"L'automne allemand", période d'attentats sanglants d'extrême gauche en Allemagne, avait culminé avec le détournement du vol 181 de la Lufthansa le 13 octobre 1977 par un commando du Front Populaire de Libération de la Palestine (FPLP) qui réclamait la libération des membres de la RAF, la "bande" d'Andreas Baader.
Pour célébrer les 40 ans de l'événement, Berlin a rapatrié le Landshut depuis le Brésil, où il rouillait sur le tarmac d'un aéroport du nord-est du pays. En trop mauvais état pour voler, le Boeing 737-200 a été partiellement démonté et transporté à bord de deux mastodontes volants de conception soviétiques, un Antonov-124 et un Iliouchine-76, jusqu'à Friedrichshafen, dans le sud-ouest de l'Allemagne, où il sera exposé à partir de 2019 après avoir été restauré.

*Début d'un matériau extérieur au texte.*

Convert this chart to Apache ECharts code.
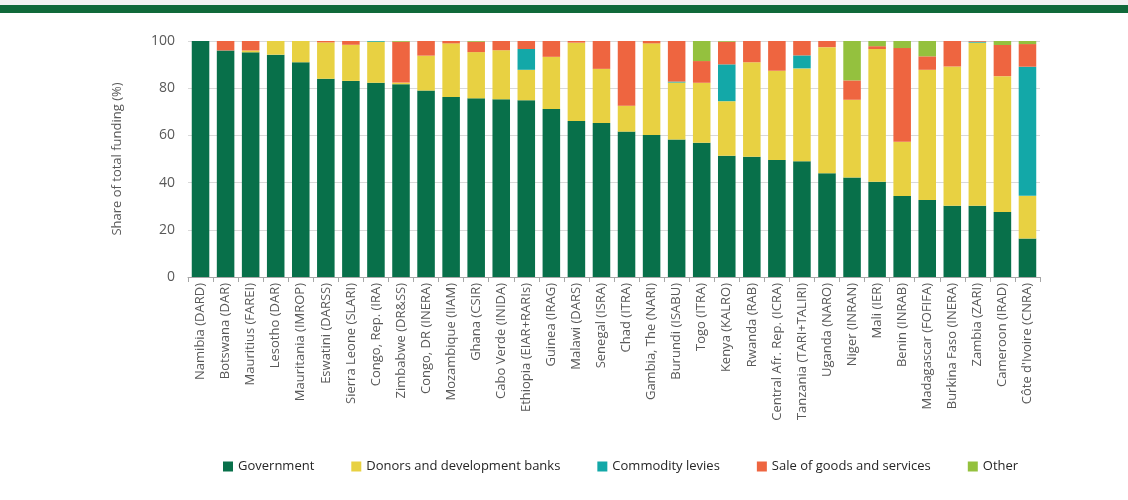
<!DOCTYPE html>
<html>
<head>
<meta charset="utf-8">
<script src="https://cdn.jsdelivr.net/npm/echarts@6/dist/echarts.min.js"></script>
<style>
  html, body { margin: 0; padding: 0; background: #fff; }
  #chart { width: 1128px; height: 500px; }
</style>
</head>
<body>
<div id="chart"></div>
<script>
// categories (institutes), ordered by government share
const countries = ['Namibia (DARD)', 'Botswana (DAR)', 'Mauritius (FAREI)', 'Lesotho (DAR)', 'Mauritania (IMROP)',
  'Eswatini (DARSS)', 'Sierra Leone (SLARI)', 'Congo, Rep. (IRA)', 'Zimbabwe (DR&SS)', 'Congo, DR (INERA)',
  'Mozambique (IIAM)', 'Ghana (CSIR)', 'Cabo Verde (INIDA)', 'Ethiopia (EIAR+RARIs)', 'Guinea (IRAG)',
  'Malawi (DARS)', 'Senegal (ISRA)', 'Chad (ITRA)', 'Gambia, The (NARI)', 'Burundi (ISABU)', 'Togo (ITRA)',
  'Kenya (KALRO)', 'Rwanda (RAB)', 'Central Afr. Rep. (ICRA)', 'Tanzania (TARI+TALIRI)', 'Uganda (NARO)',
  'Niger (INRAN)', 'Mali (IER)', 'Benin (INRAB)', 'Madagascar (FOFIFA)', 'Burkina Faso (INERA)',
  'Zambia (ZARI)', 'Cameroon (IRAD)', "Côte d'Ivoire (CNRA)"]

// share of total funding (%)
const government = [100, 96, 95.2, 94.2, 91, 84, 83.1, 82.3, 81.7, 79, 76.3, 75.7, 75.3, 74.9, 71.2, 66.1, 65.3,
  61.6, 60.2, 58.3, 56.9, 51.4, 51, 49.6, 49, 44, 42.2, 40.4, 34.3, 32.6, 30.2, 30.2, 27.5, 16.3]
const donors = [0, 0, 0.8, 5.8, 9, 15.4, 15.3, 17.4, 0.7, 14.8, 22.7, 19.6, 20.8, 12.9, 22.1, 33.2, 22.9,
  11, 38.8, 24.1, 25.4, 23.1, 40, 37.8, 39.4, 53.4, 32.9, 56.2, 23, 55.2, 59, 69.1, 57.6, 18.1]
const levies = [0, 0, 0, 0, 0, 0, 0, 0.3, 0, 0, 0, 0, 0, 8.8, 0, 0, 0,
  0, 0, 0.4, 0, 15.6, 0, 0, 5.5, 0, 0, 0, 0, 0, 0, 0.4, 0, 54.7]
const sales = [0, 4, 4, 0, 0, 0.6, 1.6, 0, 17.3, 6.2, 1, 4.4, 3.9, 3.4, 6.7, 0.7, 11.8,
  27.4, 1, 17.2, 9.2, 9.6, 9, 12.6, 6.1, 2.6, 8.2, 1.2, 39.7, 5.7, 10.8, 0.3, 13.2, 9.6]
const other = [0, 0, 0, 0, 0, 0, 0, 0, 0.3, 0, 0, 0.3, 0, 0, 0, 0, 0,
  0, 0, 0, 8.5, 0.3, 0, 0, 0, 0, 16.7, 2.2, 3, 6.5, 0, 0, 1.7, 1.3]

const yTicks = [0, 20, 40, 60, 80, 100]

const font = '"Open Sans", sans-serif'
const grey = '#595959'

let chart = echarts.init(document.getElementById('chart'), null, { renderer: 'canvas' })

function bar(name, data, color) {
  return {
    name: name,
    type: 'bar',
    stack: 'total',
    data: data,
    barCategoryGap: '30%',
    itemStyle: { color: color },
    emphasis: { disabled: true }
  }
}

let option = {
  backgroundColor: '#fff',
  animation: false,
  graphic: [
    // header bands
    { type: 'rect', shape: { x: 0, y: 0, width: 1128, height: 5 }, style: { fill: '#f2f2f2' } },
    { type: 'rect', shape: { x: 0, y: 5, width: 1128, height: 8 }, style: { fill: '#10693a' } }
  ],
  grid: { left: 188, right: 88, top: 41, bottom: 223 },
  legend: {
    left: 218,
    top: 455,
    itemWidth: 10,
    itemHeight: 10,
    itemGap: 37,
    icon: 'rect',
    textStyle: { fontFamily: font, fontSize: 13, color: '#262626' },
    data: ['Government', 'Donors and development banks', 'Commodity levies', 'Sale of goods and services', 'Other']
  },
  xAxis: {
    type: 'category',
    data: countries,
    axisLine: { lineStyle: { color: '#a6a6a6' } },
    axisTick: { show: true, length: 5, lineStyle: { color: '#a6a6a6' } },
    axisLabel: { rotate: 90, interval: 0, fontFamily: font, fontSize: 13, color: grey, margin: 6 }
  },
  yAxis: {
    type: 'value',
    min: yTicks[0],
    max: yTicks[yTicks.length - 1],
    interval: yTicks[1] - yTicks[0],
    name: 'Share of total funding (%)',
    nameLocation: 'middle',
    nameGap: 64,
    nameTextStyle: { fontFamily: font, fontSize: 13, color: grey },
    axisLine: { show: false },
    axisTick: { show: false },
    splitLine: { lineStyle: { color: '#d9d9d9' } },
    axisLabel: { fontFamily: font, fontSize: 14, color: grey, margin: 13 }
  },
  series: [
    bar('Government', government, '#08704a'),
    bar('Donors and development banks', donors, '#e8d142'),
    bar('Commodity levies', levies, '#13a8a8'),
    bar('Sale of goods and services', sales, '#ee6540'),
    bar('Other', other, '#94c13e')
  ]
}

chart.setOption(option)
</script>
</body>
</html>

Des centaines de personnes ont assisté samedi au déchargement de l'appareil. Parmi eux des acteurs du drame, notamment un des policiers allemands, qui libérèrent les otages. "C'est super que le Landshut soit ici (...) ça aurait été étrange de le laisser tomber dans l'oubli", a jugé Aribert Martin à l'antenne de la télévision régionale SWR.
"C'est le symbole vivant d'une société libre qui refuse de céder à la peur et à la terreur", expliquait cet été le ministre allemand des Affaires étrangères Sigmar Gabriel, dont les services ont racheté la carlingue pour 20.000 euros.

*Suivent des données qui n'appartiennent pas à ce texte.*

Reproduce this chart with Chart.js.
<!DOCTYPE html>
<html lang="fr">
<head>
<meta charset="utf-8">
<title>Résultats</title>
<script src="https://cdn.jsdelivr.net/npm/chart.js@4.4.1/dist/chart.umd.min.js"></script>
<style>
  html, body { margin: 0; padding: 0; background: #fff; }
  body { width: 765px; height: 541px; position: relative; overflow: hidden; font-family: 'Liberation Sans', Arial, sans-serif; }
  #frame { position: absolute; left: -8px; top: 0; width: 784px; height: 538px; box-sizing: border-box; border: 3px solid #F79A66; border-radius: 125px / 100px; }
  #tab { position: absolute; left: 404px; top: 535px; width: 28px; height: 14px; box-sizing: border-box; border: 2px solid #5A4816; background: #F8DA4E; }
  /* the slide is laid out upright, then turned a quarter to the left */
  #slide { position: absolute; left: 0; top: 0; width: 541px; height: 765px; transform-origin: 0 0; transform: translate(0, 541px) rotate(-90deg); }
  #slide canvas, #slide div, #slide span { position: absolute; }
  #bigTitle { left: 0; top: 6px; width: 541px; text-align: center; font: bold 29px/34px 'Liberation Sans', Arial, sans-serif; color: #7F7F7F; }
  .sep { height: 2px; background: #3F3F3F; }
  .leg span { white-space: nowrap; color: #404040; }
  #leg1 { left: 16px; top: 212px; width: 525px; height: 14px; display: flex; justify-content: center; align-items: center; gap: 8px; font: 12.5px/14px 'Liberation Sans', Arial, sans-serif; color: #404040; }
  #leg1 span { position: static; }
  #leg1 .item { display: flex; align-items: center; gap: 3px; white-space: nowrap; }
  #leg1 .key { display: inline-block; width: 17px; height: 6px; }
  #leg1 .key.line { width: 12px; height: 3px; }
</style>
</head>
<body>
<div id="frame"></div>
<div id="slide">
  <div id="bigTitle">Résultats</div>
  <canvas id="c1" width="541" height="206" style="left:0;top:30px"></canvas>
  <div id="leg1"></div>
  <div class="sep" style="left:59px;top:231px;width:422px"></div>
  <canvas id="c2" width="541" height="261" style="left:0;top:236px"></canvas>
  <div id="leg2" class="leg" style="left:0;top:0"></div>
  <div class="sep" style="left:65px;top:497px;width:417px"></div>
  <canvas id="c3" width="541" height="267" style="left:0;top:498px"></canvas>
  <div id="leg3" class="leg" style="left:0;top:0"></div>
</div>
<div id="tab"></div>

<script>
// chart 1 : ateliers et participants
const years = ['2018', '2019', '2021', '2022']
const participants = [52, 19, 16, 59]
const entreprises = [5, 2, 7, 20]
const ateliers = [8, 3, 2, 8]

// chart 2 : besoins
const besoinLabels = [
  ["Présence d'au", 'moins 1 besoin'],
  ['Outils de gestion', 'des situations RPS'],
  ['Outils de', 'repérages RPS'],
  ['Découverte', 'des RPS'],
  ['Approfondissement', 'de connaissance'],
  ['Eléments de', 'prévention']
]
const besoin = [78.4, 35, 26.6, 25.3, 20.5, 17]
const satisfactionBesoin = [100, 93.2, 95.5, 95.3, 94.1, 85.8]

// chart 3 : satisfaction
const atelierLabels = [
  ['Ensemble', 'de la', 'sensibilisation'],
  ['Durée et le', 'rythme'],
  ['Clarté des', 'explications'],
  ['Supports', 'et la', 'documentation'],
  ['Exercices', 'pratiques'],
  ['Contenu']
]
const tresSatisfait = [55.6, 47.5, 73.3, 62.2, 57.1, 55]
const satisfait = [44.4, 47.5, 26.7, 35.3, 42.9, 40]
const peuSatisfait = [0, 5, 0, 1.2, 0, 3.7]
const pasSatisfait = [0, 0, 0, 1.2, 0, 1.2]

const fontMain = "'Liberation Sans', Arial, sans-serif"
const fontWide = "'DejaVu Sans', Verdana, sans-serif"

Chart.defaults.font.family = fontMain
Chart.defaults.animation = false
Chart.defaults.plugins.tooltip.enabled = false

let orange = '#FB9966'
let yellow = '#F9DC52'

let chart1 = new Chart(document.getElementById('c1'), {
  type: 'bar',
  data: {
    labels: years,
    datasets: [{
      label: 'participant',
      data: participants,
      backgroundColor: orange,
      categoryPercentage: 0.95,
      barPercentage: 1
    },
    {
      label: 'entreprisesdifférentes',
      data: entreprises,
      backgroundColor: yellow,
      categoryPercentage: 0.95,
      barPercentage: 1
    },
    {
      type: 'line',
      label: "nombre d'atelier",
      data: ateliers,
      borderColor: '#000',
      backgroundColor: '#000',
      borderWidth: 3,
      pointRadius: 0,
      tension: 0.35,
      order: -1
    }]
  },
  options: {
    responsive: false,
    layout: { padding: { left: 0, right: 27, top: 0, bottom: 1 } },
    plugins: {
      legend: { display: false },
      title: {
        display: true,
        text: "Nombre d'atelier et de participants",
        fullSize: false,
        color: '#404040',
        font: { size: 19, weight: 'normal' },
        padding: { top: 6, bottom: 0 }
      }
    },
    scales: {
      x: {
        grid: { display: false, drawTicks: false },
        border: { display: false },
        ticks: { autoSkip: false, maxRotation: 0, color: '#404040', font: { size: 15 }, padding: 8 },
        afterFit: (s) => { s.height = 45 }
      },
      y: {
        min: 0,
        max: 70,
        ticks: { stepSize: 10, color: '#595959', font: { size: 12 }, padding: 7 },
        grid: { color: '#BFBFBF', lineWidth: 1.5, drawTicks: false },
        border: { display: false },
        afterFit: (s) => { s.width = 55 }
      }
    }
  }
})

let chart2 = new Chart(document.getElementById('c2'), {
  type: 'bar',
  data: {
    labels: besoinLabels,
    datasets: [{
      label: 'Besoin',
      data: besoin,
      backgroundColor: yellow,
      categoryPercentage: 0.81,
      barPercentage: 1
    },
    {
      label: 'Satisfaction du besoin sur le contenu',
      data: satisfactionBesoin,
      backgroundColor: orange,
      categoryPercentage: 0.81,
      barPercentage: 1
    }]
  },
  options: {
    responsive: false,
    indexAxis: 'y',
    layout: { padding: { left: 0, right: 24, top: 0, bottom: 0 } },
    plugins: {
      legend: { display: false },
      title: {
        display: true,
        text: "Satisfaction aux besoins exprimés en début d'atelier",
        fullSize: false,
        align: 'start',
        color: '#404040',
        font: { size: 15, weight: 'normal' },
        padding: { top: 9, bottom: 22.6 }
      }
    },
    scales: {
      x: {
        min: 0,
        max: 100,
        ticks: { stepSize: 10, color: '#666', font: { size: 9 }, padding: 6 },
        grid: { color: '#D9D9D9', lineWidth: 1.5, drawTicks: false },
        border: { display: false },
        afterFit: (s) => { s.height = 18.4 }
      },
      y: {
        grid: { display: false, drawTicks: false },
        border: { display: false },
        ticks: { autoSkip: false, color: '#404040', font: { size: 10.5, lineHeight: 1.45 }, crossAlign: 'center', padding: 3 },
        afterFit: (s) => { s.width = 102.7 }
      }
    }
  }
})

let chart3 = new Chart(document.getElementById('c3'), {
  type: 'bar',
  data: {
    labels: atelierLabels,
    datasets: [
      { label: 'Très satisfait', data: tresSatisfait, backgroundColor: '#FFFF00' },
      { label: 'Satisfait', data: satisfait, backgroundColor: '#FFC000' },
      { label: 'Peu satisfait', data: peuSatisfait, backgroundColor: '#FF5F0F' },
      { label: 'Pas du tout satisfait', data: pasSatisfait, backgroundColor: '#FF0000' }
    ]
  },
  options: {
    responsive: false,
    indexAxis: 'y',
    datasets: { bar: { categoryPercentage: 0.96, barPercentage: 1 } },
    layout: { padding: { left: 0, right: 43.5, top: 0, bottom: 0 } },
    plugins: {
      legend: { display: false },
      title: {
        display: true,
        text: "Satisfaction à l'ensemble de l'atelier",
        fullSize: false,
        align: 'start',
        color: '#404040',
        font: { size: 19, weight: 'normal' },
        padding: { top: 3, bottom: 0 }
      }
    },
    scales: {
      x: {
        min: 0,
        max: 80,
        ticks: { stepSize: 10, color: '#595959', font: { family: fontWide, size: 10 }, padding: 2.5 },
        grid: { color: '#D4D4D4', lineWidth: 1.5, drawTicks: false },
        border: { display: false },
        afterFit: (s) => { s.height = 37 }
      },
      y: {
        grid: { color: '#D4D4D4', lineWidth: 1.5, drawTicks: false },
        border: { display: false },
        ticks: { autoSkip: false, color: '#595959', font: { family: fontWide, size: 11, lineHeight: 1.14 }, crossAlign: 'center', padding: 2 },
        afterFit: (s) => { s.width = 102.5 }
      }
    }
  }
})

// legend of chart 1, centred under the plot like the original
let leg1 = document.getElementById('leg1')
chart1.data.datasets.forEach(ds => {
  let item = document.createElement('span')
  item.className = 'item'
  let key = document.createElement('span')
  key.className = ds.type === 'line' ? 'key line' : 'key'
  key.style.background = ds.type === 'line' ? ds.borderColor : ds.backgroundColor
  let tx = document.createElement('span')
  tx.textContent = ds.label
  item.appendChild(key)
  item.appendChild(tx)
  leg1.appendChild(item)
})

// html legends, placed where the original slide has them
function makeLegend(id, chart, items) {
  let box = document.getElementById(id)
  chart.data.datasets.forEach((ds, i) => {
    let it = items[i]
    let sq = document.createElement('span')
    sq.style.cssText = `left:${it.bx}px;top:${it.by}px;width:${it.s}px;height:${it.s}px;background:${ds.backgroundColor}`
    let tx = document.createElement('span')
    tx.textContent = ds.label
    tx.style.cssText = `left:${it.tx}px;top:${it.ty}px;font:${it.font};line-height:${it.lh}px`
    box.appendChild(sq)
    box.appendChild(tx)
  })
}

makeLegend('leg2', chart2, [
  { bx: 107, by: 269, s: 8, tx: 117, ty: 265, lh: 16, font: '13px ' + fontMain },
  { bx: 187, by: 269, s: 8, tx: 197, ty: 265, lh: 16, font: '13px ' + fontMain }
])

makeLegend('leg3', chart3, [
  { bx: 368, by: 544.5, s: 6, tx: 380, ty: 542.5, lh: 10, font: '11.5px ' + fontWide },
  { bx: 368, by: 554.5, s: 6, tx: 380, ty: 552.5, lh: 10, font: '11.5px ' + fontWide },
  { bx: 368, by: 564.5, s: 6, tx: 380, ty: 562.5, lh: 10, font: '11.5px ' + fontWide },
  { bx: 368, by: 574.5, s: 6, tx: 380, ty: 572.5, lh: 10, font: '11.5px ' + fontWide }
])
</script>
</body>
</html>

C'est sur le tard que Berlin a redécouvert l'importance de cet appareil que la Lufthansa avait vendu. L'avion a ensuite connu plusieurs propriétaires avant de finir au Brésil aux mains d'une compagnie qui ne connaissait même pas son incroyable passé.
Le vol 181 et ses cinq membres d'équipages devaient conduire 86 passagers de Palma de Majorque (Espagne) à Francfort lorsque quatre militants du FPLP le détournèrent pour obtenir la libération de 11 membres de la RAF. Rome, Larnaca, Bahreïn, Dubaï, Aden, Mogadiscio: l'Allemagne est tenue en haleine durant les cinq jours de ce voyage erratique, entre tentatives de négociations et nécessité de ravitaillement.

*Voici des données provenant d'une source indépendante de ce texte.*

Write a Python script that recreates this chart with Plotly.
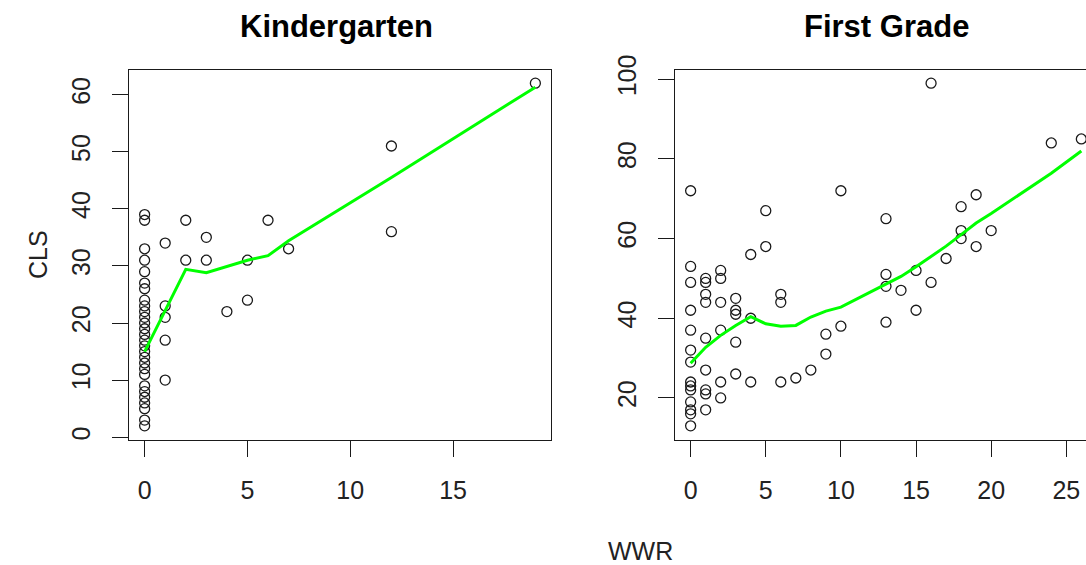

Le 16 octobre à Aden au Yémen, le sang coule une première fois. Le commandant de bord Jürgen Schumann est contraint de s'agenouiller devant les passagers et est abattu de sang-froid par le chef du groupe du FLPL qui s'est surnommé Capitaine Mahmoud.
Le chancelier allemand, le social-démocrate Helmut Schmidt, reste ferme et refuse de céder aux exigences du commando, qui pourtant menace aussi la vie de Hanns-Martin Schleyer, le patron des patrons allemands enlevé cinq semaines plus tôt par la RAF.
Le 18, à Mogadiscio en Somalie, une manoeuvre de diversion permet d'attirer deux des pirates de l'air dans la cabine de pilotage, favorisant l'assaut par la toute nouvelle unité d'élite allemande GSG-9. Nom de code "Feuerzauber", la "magie du feu" en allemand.
Trois pirates de l'air sont tués, dont leur chef, le quatrième est blessé. Tous les otages restants sont sains et saufs. Helmut Schmidt est informé au téléphone d'un lapidaire: "Le travail est effectué".
Racontant l'assaut samedi, Jürgen Vietor, le copilote du Landshut, a confié que le "plus beau moment a été (d'entendre le GSG9 crier) +baissez la tête, où sont ces porcs? +. Des mots en allemand".
Quelques heures plus tard, les figures de la RAF détenues à Stuttgart - Andreas Baader, Gudrun Ensslin et Jan-Carl Raspe - sont retrouvées mortes dans leur prison. Une quatrième, Irmgard Möller, survit aux coups de couteau qu'elle s'est infligée à la poitrine.
L'enquête conclut à des suicides, mais de nombreuses théories continuent jusqu'à ce jour à circuler, incriminant les autorités ouest-allemandes qui, pressées de se débarrasser de prisonniers encombrants, auraient ordonné des assassinats.
Quant au patron des patrons allemands, lui aussi est mort le 18 octobre 1977, exécuté par ses ravisseurs faute d'avoir pu obtenir la liberté de Baader et des siens. Son corps sera retrouvé à Mulhouse, dans l'est de la France, le lendemain.